Seasonal additions keep your offering fresh without bloating your inventory. Add a few trending colorways at the start of each quarter, promote them to your existing customers, and let the data tell you which ones to restock. The styles that share a common fabric family, like the P280, CR280, 7770, and 8801, let you offer coordinated fleece programs without stocking separate fabric types. For a broader sourcing framework, see our wholesale blank apparel buyer’s guide.

What Your Customers Expect

Print shop customers, whether they are brand owners, event organizers, or corporate buyers, care about three things: how the finished product looks, how long it takes, and whether they can reorder the same thing later. Your blank selection directly affects all three.

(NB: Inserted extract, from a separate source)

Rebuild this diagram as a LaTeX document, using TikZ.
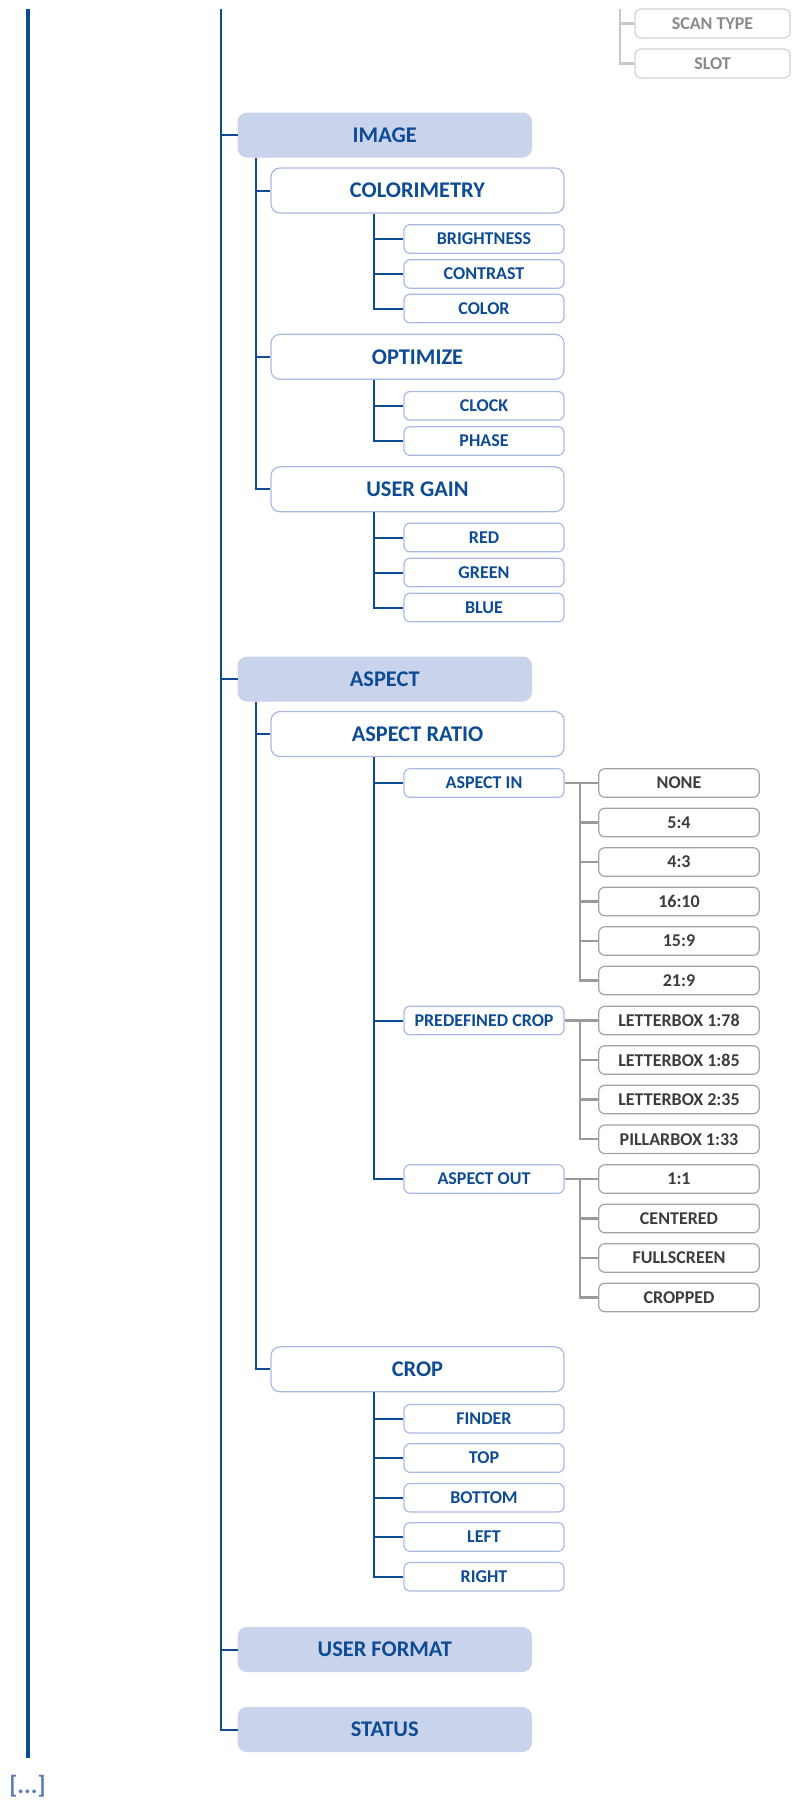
\documentclass[tikz,border=0pt]{standalone}
\usepackage{fontspec}
\setmainfont{Carlito}
\definecolor{dblue}{HTML}{0D4C95}
\definecolor{catfill}{HTML}{C9D3EB}
\definecolor{subdraw}{HTML}{AAB9E3}
\definecolor{optdraw}{HTML}{A3A3A3}
\definecolor{opttext}{HTML}{3C3C3C}
\definecolor{glinec}{HTML}{9A9A9A}
\definecolor{fdraw}{HTML}{D2D2D2}
\definecolor{ftext}{HTML}{8A8A8A}
\definecolor{flinec}{HTML}{C8C8C8}
\definecolor{dots}{HTML}{5B7DB4}
\newcommand\mybigfont{\fontsize{11.2}{13}\selectfont\bfseries}
\newcommand\mysmallfont{\fontsize{9}{11}\selectfont\bfseries}
\newcommand\mydotsfont{\fontsize{12.5}{14}\selectfont\bfseries}
\tikzset{
  cat/.style={rounded corners=4.5pt, fill=catfill, draw=catfill, line width=0.5pt, minimum width=146.75pt, minimum height=22pt, inner sep=0pt, font=\mybigfont, text=dblue},
  sub/.style={rounded corners=4.5pt, fill=white, draw=subdraw, line width=0.6pt, minimum width=146.5pt, minimum height=22.5pt, inner sep=0pt, font=\mybigfont, text=dblue},
  leaf/.style={rounded corners=3pt, fill=white, draw=subdraw, line width=0.6pt, minimum width=80pt, minimum height=14.25pt, inner sep=0pt, font=\mysmallfont, text=dblue},
  opt/.style={rounded corners=3pt, fill=white, draw=optdraw, line width=0.6pt, minimum width=80.25pt, minimum height=14.25pt, inner sep=0pt, font=\mysmallfont, text=opttext},
  faded/.style={rounded corners=3pt, fill=white, draw=fdraw, line width=0.6pt, minimum width=77.5pt, minimum height=14.5pt, inner sep=0pt, font=\mysmallfont, text=ftext},
  bl/.style={draw=dblue, line width=1pt},
  thick trunk/.style={draw=dblue, line width=2.3pt},
  gl/.style={draw=glinec, line width=1.1pt},
  fl/.style={draw=flinec, line width=1.1pt}
}
\begin{document}
\begin{tikzpicture}[x=0.5pt, y=-0.5pt]
\useasboundingbox (0,0) rectangle (792,1800);

% trunks
\coordinate (k1) at (27.8,9);
\coordinate (k2) at (27.8,1758);
\coordinate (t1) at (221,9);
\coordinate (f1) at (620,9);

% faded top-right
\node[faded] (scantype) at (712.5,23.5) {SCAN TYPE};
\node[faded] (slot) at (712.5,63.5) {SLOT};

% level 1
\node[cat] (image) at (384.75,135) {IMAGE};
\node[cat] (aspect) at (384.75,679) {ASPECT};
\node[cat] (userformat) at (384.75,1649.5) {USER FORMAT};
\node[cat] (status) at (384.75,1729.5) {STATUS};

% level 2
\node[sub] (colorimetry) at (417.5,190.5) {COLORIMETRY};
\node[sub] (optimize) at (417.5,356.8) {OPTIMIZE};
\node[sub] (usergain) at (417.5,489.3) {USER GAIN};
\node[sub] (aspectratio) at (417.5,734) {ASPECT RATIO};
\node[sub] (crop) at (417.5,1369.3) {CROP};

% level 3
\node[leaf] (brightness) at (484,239) {BRIGHTNESS};
\node[leaf] (contrast) at (484,274) {CONTRAST};
\node[leaf] (color) at (484,308.5) {COLOR};
\node[leaf] (clock) at (484,405.8) {CLOCK};
\node[leaf] (phase) at (484,441) {PHASE};
\node[leaf] (red) at (484,537.5) {RED};
\node[leaf] (green) at (484,572.5) {GREEN};
\node[leaf] (blue) at (484,607.5) {BLUE};
\node[leaf] (aspectin) at (484,783) {ASPECT IN};
\node[leaf] (predef) at (484,1020.5) {PREDEFINED CROP};
\node[leaf] (aspectout) at (484,1179) {ASPECT OUT};
\node[leaf] (finder) at (484,1418.7) {FINDER};
\node[leaf] (top) at (484,1458) {TOP};
\node[leaf] (bottom) at (484,1497.7) {BOTTOM};
\node[leaf] (left) at (484,1537) {LEFT};
\node[leaf] (right) at (484,1576.7) {RIGHT};

% options
\node[opt] (none) at (679,783) {NONE};
\node[opt] (r54) at (679,822.5) {5:4};
\node[opt] (r43) at (679,862) {4:3};
\node[opt] (r1610) at (679,901.5) {16:10};
\node[opt] (r159) at (679,941) {15:9};
\node[opt] (r219) at (679,980.5) {21:9};
\node[opt] (lb178) at (679,1020.5) {LETTERBOX 1:78};
\node[opt] (lb185) at (679,1060) {LETTERBOX 1:85};
\node[opt] (lb235) at (679,1099.5) {LETTERBOX 2:35};
\node[opt] (pb133) at (679,1139.3) {PILLARBOX 1:33};
\node[opt] (o11) at (679,1179) {1:1};
\node[opt] (centered) at (679,1218.5) {CENTERED};
\node[opt] (fullscreen) at (679,1258) {FULLSCREEN};
\node[opt] (cropped) at (679,1297.5) {CROPPED};

\node[font=\mydotsfont, text=dots, inner sep=0pt] (more) at (27.5,1786) {[...]};

% thick trunk
\draw[thick trunk] (k1) -- (k2);

% faded connectors
\draw[fl] (f1) |- (scantype.west);
\draw[fl] (f1) |- (slot.west);

% main thin trunk
\foreach \n in {image,aspect,userformat,status} \draw[bl] (t1) |- (\n.west);

% level 1 -> level 2
\foreach \n in {colorimetry,optimize,usergain} \draw[bl] ([xshift=9.25pt]image.south west) |- (\n.west);
\foreach \n in {aspectratio,crop} \draw[bl] ([xshift=9.25pt]aspect.south west) |- (\n.west);

% level 2 -> level 3
\foreach \n in {brightness,contrast,color} \draw[bl] ([xshift=52pt]colorimetry.south west) |- (\n.west);
\foreach \n in {clock,phase} \draw[bl] ([xshift=52pt]optimize.south west) |- (\n.west);
\foreach \n in {red,green,blue} \draw[bl] ([xshift=52pt]usergain.south west) |- (\n.west);
\foreach \n in {aspectin,predef,aspectout} \draw[bl] ([xshift=52pt]aspectratio.south west) |- (\n.west);
\foreach \n in {finder,top,bottom,left,right} \draw[bl] ([xshift=52pt]crop.south west) |- (\n.west);

% level 3 -> options
\draw[gl] (aspectin.east) -- (none.west);
\foreach \n in {r54,r43,r1610,r159,r219} \draw[gl] ([xshift=-9pt]none.west) |- (\n.west);
\draw[gl] (predef.east) -- (lb178.west);
\foreach \n in {lb185,lb235,pb133} \draw[gl] ([xshift=-9pt]lb178.west) |- (\n.west);
\draw[gl] (aspectout.east) -- (o11.west);
\foreach \n in {centered,fullscreen,cropped} \draw[gl] ([xshift=-9pt]o11.west) |- (\n.west);
\end{tikzpicture}
\end{document}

A broad in-stock color range reduces special orders and speeds up fulfillment. Consistent sizing across styles means your size charts are reliable and returns stay low. And having blanks rated for multiple decoration methods means you can expand your services, a customer who came in for screen-printed tees might add embroidered hoodies or DTG tees to the order if you can offer them on blanks you already stock and trust.

The shops that retain customers and grow revenue treat blank selection as a strategic advantage, not an afterthought. Build your core inventory around proven performers, establish a house blank, and let your quality speak through every garment that leaves your shop.